• _Problem requirements_
From the listing below, pull out the lines that hold "this".
START
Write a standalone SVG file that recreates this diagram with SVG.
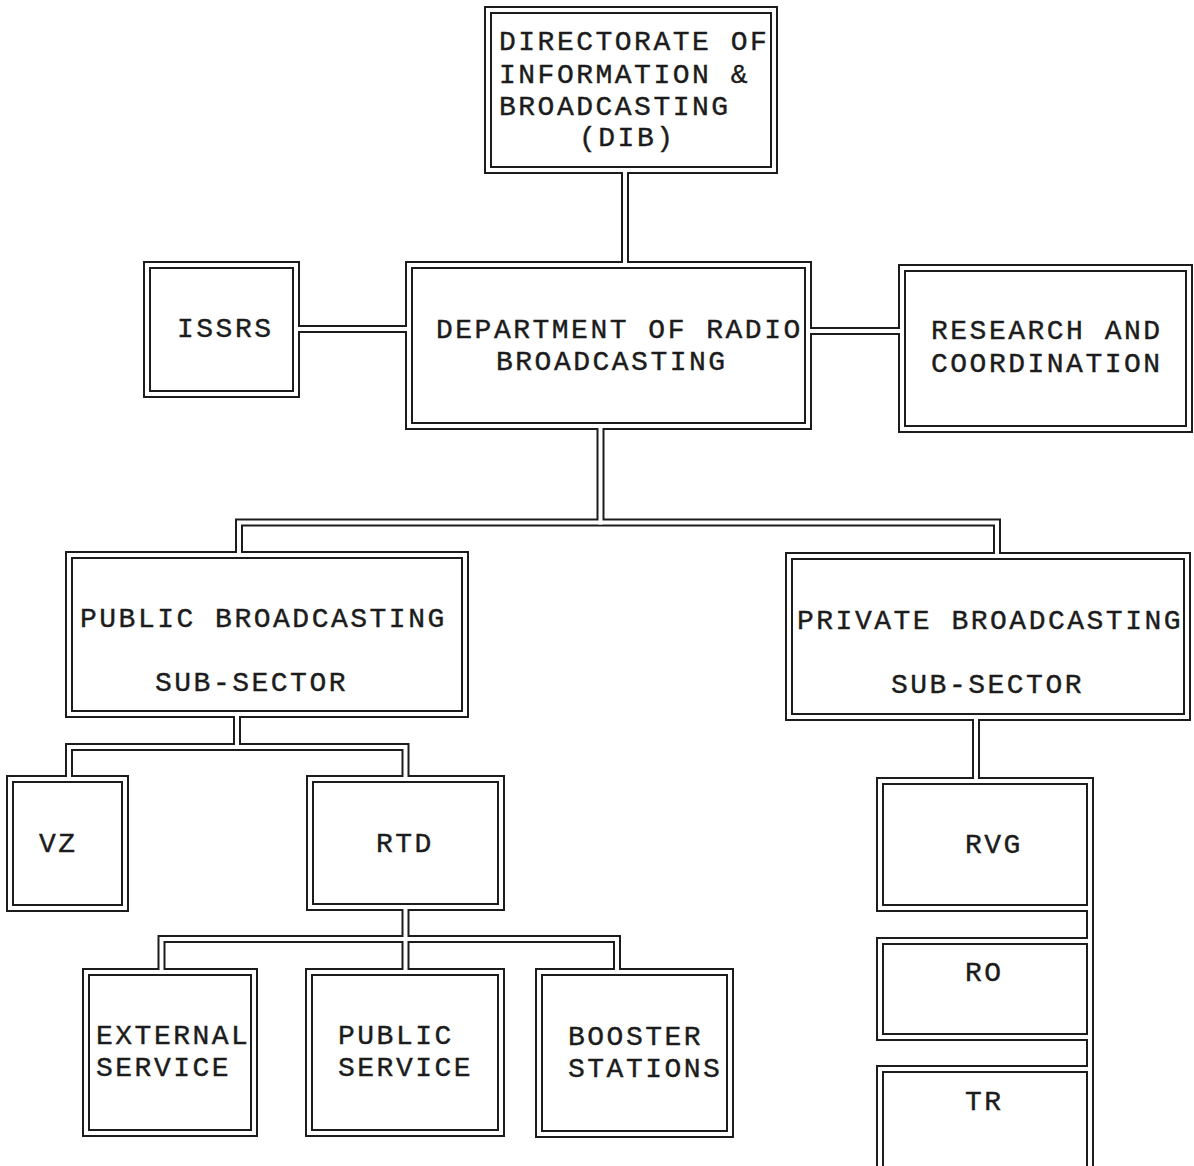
<svg xmlns="http://www.w3.org/2000/svg" xmlns:xlink="http://www.w3.org/1999/xlink" width="1194" height="1166" viewBox="0 0 1194 1166">
  <style>
    .outer { fill: #fff; stroke: #1c1c1c; stroke-width: 2; }
    .inner { fill: none; stroke: #1c1c1c; stroke-width: 2; }
    .label { font-family: "Liberation Mono", "DejaVu Sans Mono", monospace; font-size: 28px; letter-spacing: 2.5px; fill: #1c1c1c; stroke: #1c1c1c; stroke-width: 0.4px; }
    .edge { fill: none; stroke: #1c1c1c; stroke-width: 8; stroke-linejoin: miter; stroke-linecap: butt; }
    .core { fill: none; stroke: #fff; stroke-width: 4; stroke-linejoin: miter; stroke-linecap: square; }
  </style>
  <defs>
    <!-- double-line connector routes (centre lines) -->
    <path id="c-dib" d="M625,173 V262"/>
    <path id="c-issrs" d="M299,329 H406"/>
    <path id="c-research" d="M811,331 H899"/>
    <path id="c-dept-stem" d="M600.5,429 V522.5"/>
    <path id="c-dept-bus" d="M239,552 V522.5 H997 V553"/>
    <path id="c-pub-stem" d="M237,717 V747"/>
    <path id="c-pub-bus" d="M69,776 V747 H405.5 V776"/>
    <path id="c-rtd-stem" d="M405.5,910 V969"/>
    <path id="c-rtd-bus" d="M161.5,969 V939 H617 V969"/>
    <path id="c-priv" d="M976,720 V778"/>
    <path id="c-rvg-ro" d="M1090,911 V938"/>
    <path id="c-ro-tr" d="M1090,1040 V1066"/>
  </defs>

  <rect width="1194" height="1166" fill="#fff"/>

  <g id="dib">
    <rect class="outer" x="485" y="7" width="292" height="166"/>
    <rect class="inner" x="491" y="13" width="280" height="154"/>
    <text class="label" x="499" y="50">DIRECTORATE OF</text>
    <text class="label" x="499" y="83">INFORMATION &amp;</text>
    <text class="label" x="499" y="115">BROADCASTING</text>
    <text class="label" x="579" y="146">(DIB)</text>
  </g>

  <g id="issrs">
    <rect class="outer" x="144" y="262" width="155" height="135"/>
    <rect class="inner" x="150" y="268" width="143" height="123"/>
    <text class="label" x="177" y="337">ISSRS</text>
  </g>

  <g id="dept">
    <rect class="outer" x="406" y="262" width="405" height="167"/>
    <rect class="inner" x="412" y="268" width="393" height="155"/>
    <text class="label" x="436" y="338">DEPARTMENT OF RADIO</text>
    <text class="label" x="496" y="370">BROADCASTING</text>
  </g>

  <g id="research">
    <rect class="outer" x="899" y="265" width="293" height="167"/>
    <rect class="inner" x="905" y="271" width="281" height="155"/>
    <text class="label" x="931" y="339">RESEARCH AND</text>
    <text class="label" x="931" y="372">COORDINATION</text>
  </g>

  <g id="public">
    <rect class="outer" x="66" y="552" width="402" height="165"/>
    <rect class="inner" x="72" y="558" width="390" height="153"/>
    <text class="label" x="80" y="627">PUBLIC BROADCASTING</text>
    <text class="label" x="155" y="691">SUB-SECTOR</text>
  </g>

  <g id="private">
    <rect class="outer" x="786" y="553" width="404" height="167"/>
    <rect class="inner" x="792" y="559" width="392" height="155"/>
    <text class="label" x="797" y="629">PRIVATE BROADCASTING</text>
    <text class="label" x="891" y="693">SUB-SECTOR</text>
  </g>

  <g id="vz">
    <rect class="outer" x="7" y="776" width="121" height="135"/>
    <rect class="inner" x="13" y="782" width="109" height="123"/>
    <text class="label" x="39" y="852">VZ</text>
  </g>

  <g id="rtd">
    <rect class="outer" x="307" y="776" width="197" height="134"/>
    <rect class="inner" x="313" y="782" width="185" height="122"/>
    <text class="label" x="376" y="852">RTD</text>
  </g>

  <g id="rvg">
    <rect class="outer" x="877" y="778" width="216" height="133"/>
    <rect class="inner" x="883" y="784" width="204" height="121"/>
    <text class="label" x="965" y="853">RVG</text>
  </g>

  <g id="ro">
    <rect class="outer" x="877" y="938" width="216" height="102"/>
    <rect class="inner" x="883" y="944" width="204" height="90"/>
    <text class="label" x="965" y="981">RO</text>
  </g>

  <g id="tr">
    <rect class="outer" x="877" y="1066" width="216" height="110"/>
    <rect class="inner" x="883" y="1072" width="204" height="98"/>
    <text class="label" x="965" y="1110">TR</text>
  </g>

  <g id="external">
    <rect class="outer" x="83" y="969" width="174" height="167"/>
    <rect class="inner" x="89" y="975" width="162" height="155"/>
    <text class="label" x="96" y="1044">EXTERNAL</text>
    <text class="label" x="96" y="1076">SERVICE</text>
  </g>

  <g id="public-service">
    <rect class="outer" x="306" y="969" width="198" height="167"/>
    <rect class="inner" x="312" y="975" width="186" height="155"/>
    <text class="label" x="338" y="1044">PUBLIC</text>
    <text class="label" x="338" y="1076">SERVICE</text>
  </g>

  <g id="booster">
    <rect class="outer" x="536" y="969" width="197" height="168"/>
    <rect class="inner" x="542" y="975" width="185" height="156"/>
    <text class="label" x="568" y="1045">BOOSTER</text>
    <text class="label" x="568" y="1077">STATIONS</text>
  </g>

  <!-- connectors: dark channel first, then the white core that opens it into each box -->
  <g id="connectors">
    <use class="edge" xlink:href="#c-dib"/>
    <use class="edge" xlink:href="#c-issrs"/>
    <use class="edge" xlink:href="#c-research"/>
    <use class="edge" xlink:href="#c-dept-stem"/>
    <use class="edge" xlink:href="#c-dept-bus"/>
    <use class="edge" xlink:href="#c-pub-stem"/>
    <use class="edge" xlink:href="#c-pub-bus"/>
    <use class="edge" xlink:href="#c-rtd-stem"/>
    <use class="edge" xlink:href="#c-rtd-bus"/>
    <use class="edge" xlink:href="#c-priv"/>
    <use class="edge" xlink:href="#c-rvg-ro"/>
    <use class="edge" xlink:href="#c-ro-tr"/>
    <use class="core" xlink:href="#c-dib"/>
    <use class="core" xlink:href="#c-issrs"/>
    <use class="core" xlink:href="#c-research"/>
    <use class="core" xlink:href="#c-dept-stem"/>
    <use class="core" xlink:href="#c-dept-bus"/>
    <use class="core" xlink:href="#c-pub-stem"/>
    <use class="core" xlink:href="#c-pub-bus"/>
    <use class="core" xlink:href="#c-rtd-stem"/>
    <use class="core" xlink:href="#c-rtd-bus"/>
    <use class="core" xlink:href="#c-priv"/>
    <use class="core" xlink:href="#c-rvg-ro"/>
    <use class="core" xlink:href="#c-ro-tr"/>
  </g>
</svg>
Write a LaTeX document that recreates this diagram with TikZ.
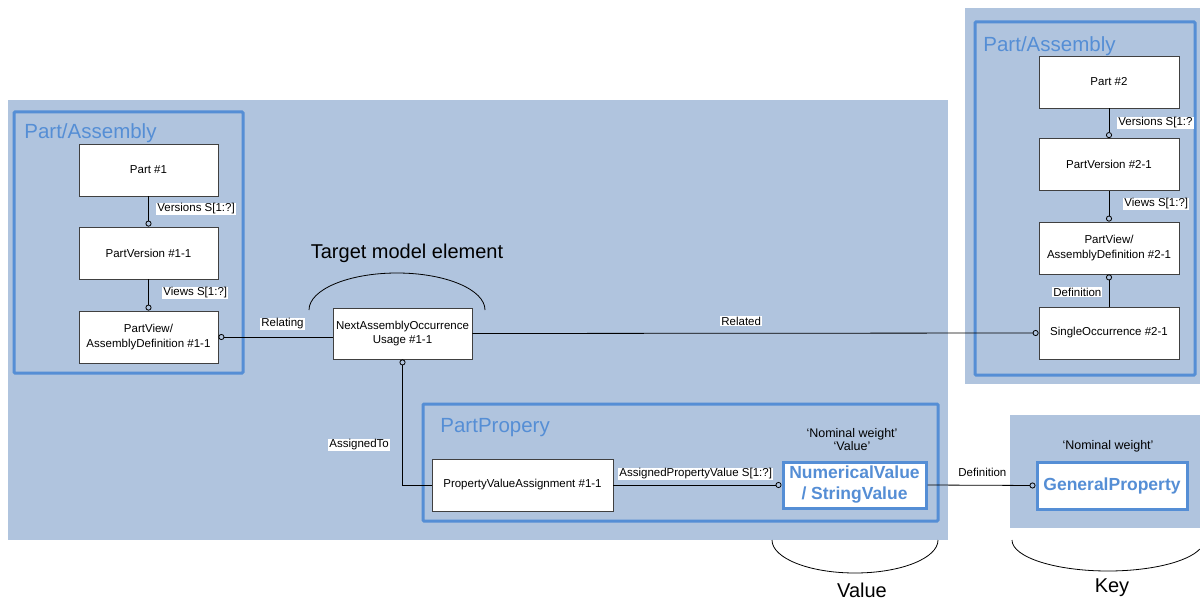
\documentclass[tikz,border=0pt]{standalone}
\usepackage{fontspec}
\setmainfont{Liberation Sans}
\usetikzlibrary{arrows.meta}
\definecolor{panelgray}{RGB}{176,196,222}
\definecolor{frameblue}{RGB}{85,142,213}

\begin{document}
\begin{tikzpicture}[x=1pt,y=-1pt,>={Circle[open,length=6pt]},line width=0.8pt,
  box/.style={draw=black!75,fill=white,inner sep=0pt,align=center,
    minimum width=139,minimum height=52,font=\fontsize{11.5}{14.5}\selectfont},
  keybox/.style={draw=frameblue,line width=3pt,fill=white,inner sep=0pt,align=center,
    text=frameblue,font=\fontsize{17.5}{21}\bfseries\selectfont},
  frame/.style={draw=frameblue,line width=3pt,rounded corners=1pt},
  title/.style={anchor=base west,inner sep=0pt,text=frameblue,font=\fontsize{20.5}{24}\selectfont},
  lbl/.style={anchor=west,fill=white,inner sep=1pt,font=\fontsize{11.5}{14}\selectfont},
  big/.style={anchor=base,inner sep=0pt,font=\fontsize{20}{24}\selectfont},
  quote/.style={anchor=base,inner sep=0pt,font=\fontsize{12.5}{14}\selectfont}]
  \useasboundingbox (0,0) rectangle (1200,599);

  % 背景
  \fill[panelgray] (8,100) rectangle (948,540);
  \fill[panelgray] (965,8) rectangle (1200,384);
  \fill[panelgray] (1010,415) rectangle (1200,528);

  % 边框
  \draw[frame] (14,112) rectangle (243,373);
  \draw[frame] (975,22) rectangle (1195,375);
  \draw[frame] (423,404) rectangle (938,521);
  \node[title] (t1) at (24,139) {Part/Assembly};
  \node[title] (t2) at (983,52) {Part/Assembly};
  \node[title] (t3) at (440,432) {PartPropery};

  % 左边的部件
  \node[box] (p1) at (148.5,170) {Part \#1};
  \node[box] (pv1) at (148.5,253) {PartVersion \#1-1};
  \node[box] (pd1) at (148.5,337) {PartView/\\AssemblyDefinition \#1-1};
  \node[box,minimum height=51] (naou) at (402.5,333.5) {NextAssemblyOccurrence\\Usage \#1-1};
  \node[box,minimum width=181] (pva) at (522.5,485) {PropertyValueAssignment \#1-1};
  \node[keybox,minimum width=143,minimum height=46] (nv) at (854.5,485) {NumericalValue\\/ StringValue};
  \node[keybox,minimum width=150,minimum height=47] (gp) at (1112,485.5) {GeneralProperty};

  % 右边的部件
  \node[box,minimum width=140] (p2) at (1109,82) {Part \#2};
  \node[box,minimum width=140] (pv2) at (1109,164.5) {PartVersion \#2-1};
  \node[box,minimum width=140] (pd2) at (1109,248) {PartView/\\AssemblyDefinition \#2-1};
  \node[box,minimum width=140] (so2) at (1109,333) {SingleOccurrence \#2-1};

  % 连线
  \draw[->] (p1) -- (pv1);
  \draw[->] (pv1) -- (pd1);
  \draw[<-] (pd1.east) -- (pd1.east -| naou.west);
  \draw[->] (naou.east) -- (so2.west);
  \draw[<-] (naou.south) |- (pva.west);
  \draw[->] (pva.east) -- (nv.west);
  \draw[->] (nv.east) -- (gp.west);
  \draw[->] (p2) -- (pv2);
  \draw[->] (pv2) -- (pd2);
  \draw[->] (so2) -- (pd2);

  % 标注
  \node[lbl] (lv1) at (156,209) {Versions S[1:?]};
  \node[lbl] (lw1) at (162,293) {Views S[1:?]};
  \node[lbl] (lrg) at (260,324) {Relating};
  \node[lbl] (lrd) at (720,321) {Related};
  \node[lbl] (lat) at (328,445) {AssignedTo};
  \node[lbl] (lap) at (618,474) {AssignedPropertyValue S[1:?]};
  \node[lbl] (ldf) at (957,472) {Definition};
  \node[lbl] (lv2) at (1117,123) {Versions S[1:?};
  \node[lbl] (lw2) at (1123,204) {Views S[1:?]};
  \node[lbl] (ld2) at (1052,292) {Definition};

  \node[quote] (q1) at (852,437) {‘Nominal weight’};
  \node[quote] (q2) at (852,450) {‘Value’};
  \node[quote] (q3) at (1108,449) {‘Nominal weight’};

  % 括号
  \draw (309,310) arc[start angle=180,end angle=360,x radius=88,y radius=37];
  \draw (772,540) arc[start angle=180,end angle=0,x radius=83,y radius=33];
  \draw (1012,540) arc[start angle=180,end angle=17,x radius=96,y radius=31];
  \node[big] (tme) at (407,258) {Target model element};
  \node[big] (val) at (862,597) {Value};
  \node[big] (key) at (1112,592) {Key};
\end{tikzpicture}
\end{document}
END
• _Response_
Write a standalone SVG file that recreates this diagram with SVG.
Write a LaTeX document that recreates this diagram with TikZ.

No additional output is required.